▶ _GIVEN REQUEST_: Filter the lines below, copying only those with the string "matplotlib".
--------------------
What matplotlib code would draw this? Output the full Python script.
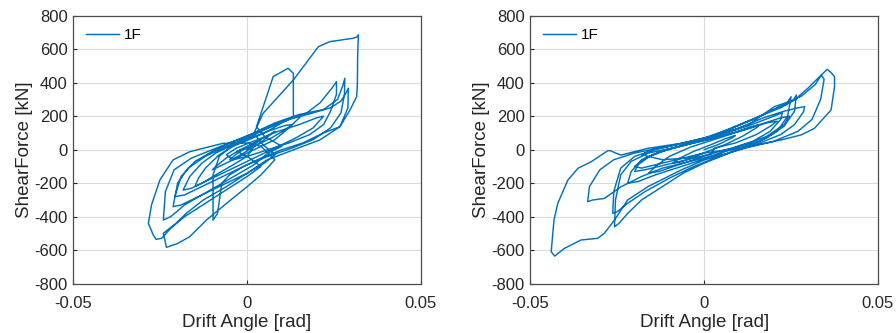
import matplotlib.pyplot as plt
import numpy as np

plt.rcParams["font.family"] = ["Liberation Sans", "DejaVu Sans"]

LINE_COLOR = "#0072BD"

x_ticks = [-0.05, 0, 0.05]
x_tick_labels = ["-0.05", "0", "0.05"]
y_ticks = [-800, -600, -400, -200, 0, 200, 400, 600, 800]
y_tick_labels = ["-800", "-600", "-400", "-200", "0", "200", "400", "600", "800"]

# (drift angle [rad], shear force [kN]), one loop per row
left_points = [
    (0.000, 0), (0.002, 30), (0.004, 60), (0.003, 50), (0.000, 15), (-0.003, -25), (-0.005, -60),
    (-0.004, -55), (-0.001, -20), (0.001, 5),
    (0.004, 45), (0.007, 95), (0.008, 110), (0.006, 85), (0.002, 40), (-0.002, 0), (-0.006, -50),
    (-0.009, -100), (-0.010, -120), (-0.008, -100), (-0.004, -60), (0.000, -20), (0.003, 10),
    (0.008, 60), (0.012, 130), (0.015, 190), (0.016, 210), (0.014, 200), (0.010, 160), (0.005, 100),
    (0.000, 55), (-0.004, 20), (-0.008, -30), (-0.012, -110), (-0.014, -170), (-0.015, -220),
    (-0.013, -200), (-0.009, -150), (-0.004, -90), (0.000, -40),
    (0.002, 20), (0.007, 70), (0.011, 120), (0.013, 150), (0.011, 145), (0.006, 110), (0.001, 70),
    (-0.004, 30), (-0.009, -20), (-0.013, -80), (-0.0165, -160), (-0.0184, -241), (-0.016, -230),
    (-0.011, -180), (-0.006, -130), (-0.001, -80), (0.004, -30),
    (0.009, 20), (0.014, 70), (0.019, 130), (0.022, 200), (0.020, 190), (0.015, 150), (0.009, 110),
    (0.003, 60), (-0.003, 10), (-0.006, -30), (-0.004, -60), (0.000, -40),
    (0.006, 0), (0.012, 40), (0.018, 90), (0.022, 150), (0.024, 230), (0.0257, 330), (0.0257, 406),
    (0.0245, 370), (0.021, 280), (0.017, 217), (0.010, 170), (0.004, 120), (0.000, 80), (-0.005, 40),
    (-0.010, -10), (-0.015, -70), (-0.019, -160), (-0.0208, -280), (-0.018, -270), (-0.014, -230),
    (-0.009, -180), (-0.004, -130), (0.000, -90),
    (0.006, -40), (0.013, 10), (0.019, 60), (0.024, 130), (0.027, 220), (0.028, 330), (0.0281, 426),
    (0.0275, 380), (0.026, 300), (0.022, 240), (0.015, 210), (0.008, 160), (0.002, 100), (-0.004, 50),
    (-0.010, 0), (-0.016, -50), (-0.021, -120), (-0.0235, -250), (-0.0241, -420), (-0.022, -400),
    (-0.018, -330), (-0.013, -270), (-0.008, -210), (-0.003, -150), (0.002, -90),
    (0.006, -20), (0.010, 20), (0.005, 80), (0.0027, 137), (0.0075, 436), (0.0118, 486), (0.0133, 456),
    (0.0133, 197), (0.008, 150), (0.002, 90), (-0.004, 30), (-0.008, -40), (-0.0098, -150),
    (-0.0098, -420), (-0.0085, -380), (-0.0073, -200), (-0.005, -150), (-0.001, -100), (0.004, -50),
    (0.010, 0), (0.016, 40), (0.022, 100), (0.0267, 137), (0.029, 250), (0.0291, 367), (0.0285, 340),
    (0.027, 290), (0.024, 250), (0.019, 220), (0.012, 180), (0.005, 120), (0.000, 70), (-0.006, 20),
    (-0.012, -40), (-0.017, -110), (-0.020, -200), (-0.0213, -340), (-0.019, -330), (-0.015, -290),
    (-0.010, -240), (-0.005, -190), (0.000, -141),
    (0.005, -80), (0.008, -30), (0.004, 40), (0.002, 100), (0.0046, 217), (0.0133, 416), (0.0205, 615),
    (0.0238, 645), (0.0305, 665), (0.0315, 672), (0.0320, 685), (0.0318, 560), (0.0317, 376),
    (0.0315, 316), (0.0296, 237), (0.0267, 137), (0.0209, 58), (0.0132, -2), (0.0056, -62),
    (0.000, -141), (-0.006, -221), (-0.0126, -300), (-0.0175, -380), (-0.0205, -440), (-0.0241, -499),
    (-0.0232, -583), (-0.020, -560), (-0.0165, -519), (-0.0117, -420), (-0.0059, -320), (0.000, -221),
    (0.004, -150), (0.008, -60), (0.004, 20), (0.000, 40), (-0.0069, 38), (-0.0165, -12),
    (-0.0213, -61), (-0.0251, -181), (-0.0275, -330), (-0.0284, -440), (-0.027, -509),
    (-0.0262, -535), (-0.0246, -529), (-0.022, -470), (-0.018, -400), (-0.012, -320), (-0.006, -240),
    (0.000, -160), (0.004, -100), (0.000, -40), (-0.003, -10), (0.002, 20),
]

right_points = [
    (0.000, 0), (0.004, 30), (0.008, 70), (0.009, 85), (0.006, 65), (0.002, 30), (-0.003, -10),
    (-0.007, -50), (-0.009, -80), (-0.007, -75), (-0.003, -45), (0.001, -10),
    (0.006, 30), (0.011, 80), (0.015, 130), (0.016, 150), (0.013, 135), (0.008, 95), (0.002, 55),
    (-0.004, 15), (-0.010, -40), (-0.014, -100), (-0.016, -140), (-0.013, -130), (-0.008, -95),
    (-0.003, -60), (0.002, -25),
    (0.003, 10), (0.009, 40), (0.015, 90), (0.019, 140), (0.021, 170), (0.018, 160), (0.012, 120),
    (0.005, 80), (-0.002, 45), (-0.009, 10), (-0.015, -30), (-0.019, -90), (-0.020, -130),
    (-0.017, -120), (-0.011, -90), (-0.005, -60), (0.001, -30),
    (0.008, 10), (0.014, 50), (0.019, 110), (0.022, 180), (0.0225, 220), (0.020, 200), (0.015, 160),
    (0.008, 110), (0.002, 70), (-0.005, 30), (-0.012, -10), (-0.018, -60), (-0.021, -130),
    (-0.022, -200), (-0.019, -190), (-0.014, -150), (-0.008, -110), (-0.002, -70), (0.004, -30),
    (0.007, 0), (0.013, 40), (0.018, 80), (0.023, 150), (0.0245, 200), (0.022, 190), (0.016, 150),
    (0.010, 110), (0.003, 70), (-0.004, 35), (-0.011, 0), (-0.017, -50), (-0.020, -100),
    (-0.018, -110), (-0.012, -80), (-0.006, -50), (0.000, -20),
    (0.010, 10), (0.016, 50), (0.021, 110), (0.024, 200), (0.025, 316), (0.0235, 270), (0.020, 240),
    (0.014, 180), (0.006, 110), (0.000, 60), (-0.008, 15), (-0.016, -20), (-0.021, -70),
    (-0.024, -150), (-0.0255, -300), (-0.0258, -460), (-0.0245, -440), (-0.022, -380), (-0.018, -300),
    (-0.012, -220), (-0.006, -140), (0.000, -80), (0.006, -30),
    (0.012, 20), (0.018, 70), (0.023, 140), (0.026, 230), (0.0265, 326), (0.0255, 290), (0.022, 250),
    (0.016, 200), (0.009, 140), (0.002, 80), (-0.006, 40), (-0.014, 0), (-0.020, -40), (-0.024, -110),
    (-0.026, -250), (-0.0263, -380), (-0.025, -370), (-0.022, -320), (-0.017, -250), (-0.010, -170),
    (-0.004, -110), (0.003, -50),
    (0.010, 0), (0.016, 40), (0.022, 90), (0.026, 150), (0.0286, 227), (0.0289, 257), (0.027, 250),
    (0.023, 230), (0.017, 190), (0.010, 130), (0.003, 80), (-0.005, 40), (-0.013, 10), (-0.020, -20),
    (-0.026, -60), (-0.030, -120), (-0.033, -220), (-0.0335, -310), (-0.032, -300), (-0.0287, -291),
    (-0.0239, -221), (-0.018, -160), (-0.012, -110), (-0.006, -80), (0.000, -50),
    (0.006, -10), (0.0126, 18), (0.0221, 58), (0.0279, 88), (0.0317, 127), (0.0365, 237),
    (0.0375, 376), (0.0375, 436), (0.0365, 460), (0.0354, 480), (0.0337, 446), (0.0298, 366),
    (0.026, 297), (0.0202, 257), (0.0126, 147), (0.003, 78), (-0.0066, 38), (-0.0162, 8),
    (-0.0239, -32), (-0.0248, -26), (-0.027, -6), (-0.0277, -6), (-0.0325, -72), (-0.0363, -111),
    (-0.0392, -181), (-0.0421, -320), (-0.0432, -420), (-0.0440, -609), (-0.0430, -635),
    (-0.0402, -589), (-0.0354, -539), (-0.0306, -529), (-0.0287, -499), (-0.0258, -420),
    (-0.022, -300), (-0.0162, -221), (-0.0066, -121), (0.000, -62), (0.003, -42),
    (0.012, 10), (0.020, 50), (0.027, 110), (0.031, 180), (0.0335, 300), (0.0345, 420), (0.0337, 446),
    (0.032, 390), (0.028, 320), (0.022, 260), (0.015, 190), (0.007, 120), (0.000, 70), (-0.008, 30),
    (-0.015, 0), (-0.018, -30), (-0.012, -60), (-0.005, -50), (0.000, -20),
]

panels = [left_points, right_points]


def style_axes(ax):
    ax.set_xlim(-0.05, 0.05)
    ax.set_ylim(-800, 800)
    ax.set_xticks(x_ticks, labels=x_tick_labels)
    ax.set_yticks(y_ticks, labels=y_tick_labels)
    ax.tick_params(direction="in", length=3, width=0.8, colors="#262626", labelsize=12)
    ax.tick_params(axis="x", pad=8.5)
    ax.tick_params(axis="y", pad=4)
    ax.grid(True, color="#dcdcdc", linewidth=0.8)
    ax.set_axisbelow(True)
    for spine in ax.spines.values():
        spine.set_color("#4d4d4d")
        spine.set_linewidth(0.9)
    ax.set_xlabel("Drift Angle [rad]", fontsize=13.5, color="#262626", labelpad=2.5)
    ax.set_ylabel("ShearForce [kN]", fontsize=13.5, color="#262626", labelpad=1)


fig = plt.figure(figsize=(8.96, 3.33), dpi=100)
lefts = [0.0818, 0.5919]
for left, points in zip(lefts, panels):
    ax = fig.add_axes([left, 0.148, 0.388, 0.805])
    data = np.array(points)
    ax.plot(data[:, 0], data[:, 1], color=LINE_COLOR, linewidth=1.05, label="1F")
    style_axes(ax)
    ax.legend(loc="upper left", frameon=False, fontsize=11, handlelength=2.2,
              handletextpad=0.3, borderaxespad=0.4)

fig.savefig("out.png", dpi=100)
--------------------
▶ _EXERCISE OUTPUT_:
What matplotlib code would draw this? Output the full Python script.
import matplotlib.pyplot as plt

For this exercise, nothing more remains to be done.